I can attribute this improvement to at least two factors. One is the course-specific surveys that I have developed in several classes. Depending on the area I am working to improve, I regularly supplement the school-wide evaluations with my own survey instrument. Most recently, I administered a survey (Please see ) to my Marriage and Family students at the end of the term. Because this was my first time teaching this course, I was interested in students' reactions to the new methods assignments, and readings that I employed in the course. This survey provided fantastic data that I can apply to future classes.
Another way that I have actively developed my teaching is by incorporating assessments from peers and supervisors. For example, my evaluation (Please see ) by Professor Craig Little at SUNY-Cortland was an extremely useful assessment that both encouraged my strengths and pointed to specific areas in need of improvement. Specifically, his evaluation suggested that I work to make more explicit my aims for what I wanted the students to learn.
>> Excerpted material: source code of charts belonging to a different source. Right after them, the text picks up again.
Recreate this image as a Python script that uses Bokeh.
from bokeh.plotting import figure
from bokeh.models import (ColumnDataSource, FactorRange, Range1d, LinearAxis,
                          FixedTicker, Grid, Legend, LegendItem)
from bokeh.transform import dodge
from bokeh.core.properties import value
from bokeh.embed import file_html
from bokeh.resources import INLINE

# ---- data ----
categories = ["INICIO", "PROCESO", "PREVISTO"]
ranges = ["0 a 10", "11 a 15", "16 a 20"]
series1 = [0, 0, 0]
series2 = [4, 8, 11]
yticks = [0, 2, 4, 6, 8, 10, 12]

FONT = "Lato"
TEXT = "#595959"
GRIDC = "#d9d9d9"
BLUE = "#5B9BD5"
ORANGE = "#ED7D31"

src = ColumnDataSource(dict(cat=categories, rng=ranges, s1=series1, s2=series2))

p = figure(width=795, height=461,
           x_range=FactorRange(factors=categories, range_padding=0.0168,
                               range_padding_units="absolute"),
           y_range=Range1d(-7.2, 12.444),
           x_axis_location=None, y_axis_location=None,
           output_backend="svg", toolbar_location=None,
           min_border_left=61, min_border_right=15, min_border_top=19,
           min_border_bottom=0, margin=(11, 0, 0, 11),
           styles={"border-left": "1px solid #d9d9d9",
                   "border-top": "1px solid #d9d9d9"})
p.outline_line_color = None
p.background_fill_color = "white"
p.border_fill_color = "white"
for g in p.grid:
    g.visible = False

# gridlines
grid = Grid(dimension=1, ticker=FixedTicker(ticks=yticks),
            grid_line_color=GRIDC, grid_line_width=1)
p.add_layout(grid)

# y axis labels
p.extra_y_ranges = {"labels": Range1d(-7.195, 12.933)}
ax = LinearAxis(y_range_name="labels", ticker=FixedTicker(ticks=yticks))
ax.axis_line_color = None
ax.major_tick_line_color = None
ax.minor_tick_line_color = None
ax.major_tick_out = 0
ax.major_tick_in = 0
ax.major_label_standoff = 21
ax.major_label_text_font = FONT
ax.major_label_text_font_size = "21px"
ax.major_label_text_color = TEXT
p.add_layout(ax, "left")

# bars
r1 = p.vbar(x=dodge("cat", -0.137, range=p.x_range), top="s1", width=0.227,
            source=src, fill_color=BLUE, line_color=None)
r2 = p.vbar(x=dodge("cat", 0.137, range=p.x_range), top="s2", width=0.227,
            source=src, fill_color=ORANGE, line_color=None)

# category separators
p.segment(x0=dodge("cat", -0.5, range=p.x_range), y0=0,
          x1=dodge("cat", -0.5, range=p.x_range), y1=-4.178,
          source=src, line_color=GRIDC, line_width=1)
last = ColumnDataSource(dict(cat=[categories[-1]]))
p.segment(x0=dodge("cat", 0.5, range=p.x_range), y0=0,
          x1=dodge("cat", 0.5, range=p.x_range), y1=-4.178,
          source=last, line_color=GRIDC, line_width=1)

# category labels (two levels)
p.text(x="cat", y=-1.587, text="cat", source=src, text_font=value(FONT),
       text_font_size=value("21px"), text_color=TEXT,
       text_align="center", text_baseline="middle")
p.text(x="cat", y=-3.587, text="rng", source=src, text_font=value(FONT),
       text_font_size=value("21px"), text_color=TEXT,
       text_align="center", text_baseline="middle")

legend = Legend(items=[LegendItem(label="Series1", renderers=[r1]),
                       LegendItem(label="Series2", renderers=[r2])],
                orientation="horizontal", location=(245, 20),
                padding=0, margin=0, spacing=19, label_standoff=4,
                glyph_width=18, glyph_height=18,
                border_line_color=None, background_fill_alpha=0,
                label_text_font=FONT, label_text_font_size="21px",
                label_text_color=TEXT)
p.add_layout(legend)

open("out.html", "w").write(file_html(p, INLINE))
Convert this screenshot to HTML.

In response, I slowly collected ideas from different sources (e.g., teaching sessions at conferences, empirical research on pedagogical strategies) and merged them with my own teaching style and finally arrived at a strategy that I can replicate in every class. Specifically, I made the decision to explicitly align my course objectives with my readings, in-class activities and lectures (Please see Sample Lecture Notes), such that at least one objective guided everything I did. As a way of evaluating my success in this area, I modified these objectives into essay questions for the final exam (Please see UIC Final, Pt. 1 and Pt. 2). Again drawing the comparison between my SUNY-Cortland evaluations with those from my most recent course at UIC, similar questions assessing my adherence to course objectives show a striking improvement. In my first course, approximately 45 percent of students rated me as above average. After implementing my alignment strategy in my most recent course, 100 percent of my students rated me as above average in this area.
While this is but one example, it does speak to my interest in, and ability to, improve future courses based on evaluative data. This is, I hope, the core of how to focus my teaching on student-learning outcomes in a way that is both flexible and sustainable.